WHAT TO WORK ON: Extract the full listing verbatim and drop any pictures from your copy.

DATA SEGMENT:
---

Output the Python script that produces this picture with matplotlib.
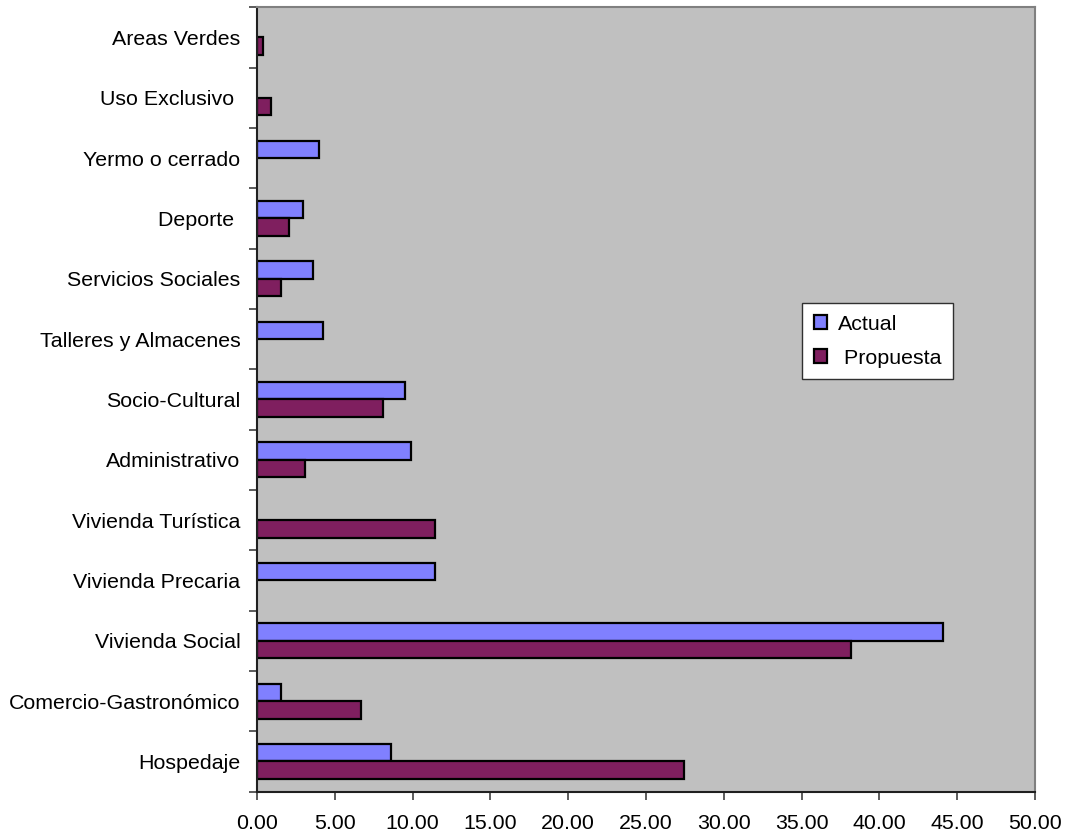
import matplotlib
matplotlib.use("Agg")
import matplotlib.pyplot as plt
import numpy as np

plt.rcParams['font.family'] = ['Liberation Sans', 'DejaVu Sans']

# land use categories, bottom to top
categorias = ['Hospedaje', 'Comercio-Gastronómico', 'Vivienda Social',
              'Vivienda Precaria', 'Vivienda Turística', 'Administrativo',
              'Socio-Cultural', 'Talleres y Almacenes', 'Servicios Sociales',
              'Deporte ', 'Yermo o cerrado', 'Uso Exclusivo ', 'Areas Verdes']
actual = [8.6, 1.55, 44.1, 11.43, None, 9.9, 9.5, 4.25, 3.6, 2.95, 3.97, None, None]
propuesta = [27.45, 6.7, 38.2, None, 11.45, 3.1, 8.08, None, 1.55, 2.05, None, 0.9, 0.38]
xticks = np.arange(0, 55, 5)

fig = plt.figure(figsize=(10.65, 8.35), dpi=100)
ax = fig.add_axes([0.2413, 0.0519, 0.7305, 0.9394])
ax.set_facecolor('#C0C0C0')

h = 0.29
y = np.arange(len(categorias))
ya = [i for i, v in zip(y, actual) if v is not None]
va = [v for v in actual if v is not None]
yp = [i for i, v in zip(y, propuesta) if v is not None]
vp = [v for v in propuesta if v is not None]

ax.barh(np.array(ya) + h / 2, va, height=h, color='#8080FF',
        edgecolor='black', linewidth=1.6, label='Actual')
ax.barh(np.array(yp) - h / 2, vp, height=h, color='#7F1F5F',
        edgecolor='black', linewidth=1.6, label=' Propuesta')

ax.set_xlim(0, 50)
ax.set_ylim(-0.5, len(categorias) - 0.5)
ax.set_xticks(xticks)
ax.set_xticklabels(['%.2f' % v for v in xticks])

# boundary ticks between categories, labels at centres
ax.set_yticks(np.arange(-0.5, len(categorias), 1))
ax.set_yticklabels([])
ax.set_yticks(y, minor=True)
ax.set_yticklabels(categorias, minor=True)
ax.tick_params(axis='y', which='minor', length=0, pad=12, labelsize=15.4)
ax.tick_params(axis='y', which='major', length=6, width=1.2, color='#404040')
ax.tick_params(axis='x', length=6, width=1.2, color='#404040', pad=10, labelsize=15.4)

for s in ['top', 'right']:
    ax.spines[s].set_color('#808080')
    ax.spines[s].set_linewidth(1.5)
for s in ['left', 'bottom']:
    ax.spines[s].set_color('#202020')
    ax.spines[s].set_linewidth(1.5)

leg = ax.legend(loc='upper left', bbox_to_anchor=(0.701, 0.623), fontsize=15.4,
                fancybox=False, framealpha=1, edgecolor='#303030',
                handlelength=0.6, handleheight=0.6, handletextpad=0.5,
                borderpad=0.55, labelspacing=0.7, borderaxespad=0)
leg.get_frame().set_linewidth(1.0)

fig.savefig('out.png', dpi=100)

---

SOLUTION FOR THIS TASK:
Output the Python script that produces this picture with matplotlib.
import matplotlib
matplotlib.use("Agg")
import matplotlib.pyplot as plt
import numpy as np

plt.rcParams['font.family'] = ['Liberation Sans', 'DejaVu Sans']

# land use categories, bottom to top
categorias = ['Hospedaje', 'Comercio-Gastronómico', 'Vivienda Social',
              'Vivienda Precaria', 'Vivienda Turística', 'Administrativo',
              'Socio-Cultural', 'Talleres y Almacenes', 'Servicios Sociales',
              'Deporte ', 'Yermo o cerrado', 'Uso Exclusivo ', 'Areas Verdes']
actual = [8.6, 1.55, 44.1, 11.43, None, 9.9, 9.5, 4.25, 3.6, 2.95, 3.97, None, None]
propuesta = [27.45, 6.7, 38.2, None, 11.45, 3.1, 8.08, None, 1.55, 2.05, None, 0.9, 0.38]
xticks = np.arange(0, 55, 5)

fig = plt.figure(figsize=(10.65, 8.35), dpi=100)
ax = fig.add_axes([0.2413, 0.0519, 0.7305, 0.9394])
ax.set_facecolor('#C0C0C0')

h = 0.29
y = np.arange(len(categorias))
ya = [i for i, v in zip(y, actual) if v is not None]
va = [v for v in actual if v is not None]
yp = [i for i, v in zip(y, propuesta) if v is not None]
vp = [v for v in propuesta if v is not None]

ax.barh(np.array(ya) + h / 2, va, height=h, color='#8080FF',
        edgecolor='black', linewidth=1.6, label='Actual')
ax.barh(np.array(yp) - h / 2, vp, height=h, color='#7F1F5F',
        edgecolor='black', linewidth=1.6, label=' Propuesta')

ax.set_xlim(0, 50)
ax.set_ylim(-0.5, len(categorias) - 0.5)
ax.set_xticks(xticks)
ax.set_xticklabels(['%.2f' % v for v in xticks])

# boundary ticks between categories, labels at centres
ax.set_yticks(np.arange(-0.5, len(categorias), 1))
ax.set_yticklabels([])
ax.set_yticks(y, minor=True)
ax.set_yticklabels(categorias, minor=True)
ax.tick_params(axis='y', which='minor', length=0, pad=12, labelsize=15.4)
ax.tick_params(axis='y', which='major', length=6, width=1.2, color='#404040')
ax.tick_params(axis='x', length=6, width=1.2, color='#404040', pad=10, labelsize=15.4)

for s in ['top', 'right']:
    ax.spines[s].set_color('#808080')
    ax.spines[s].set_linewidth(1.5)
for s in ['left', 'bottom']:
    ax.spines[s].set_color('#202020')
    ax.spines[s].set_linewidth(1.5)

leg = ax.legend(loc='upper left', bbox_to_anchor=(0.701, 0.623), fontsize=15.4,
                fancybox=False, framealpha=1, edgecolor='#303030',
                handlelength=0.6, handleheight=0.6, handletextpad=0.5,
                borderpad=0.55, labelspacing=0.7, borderaxespad=0)
leg.get_frame().set_linewidth(1.0)

fig.savefig('out.png', dpi=100)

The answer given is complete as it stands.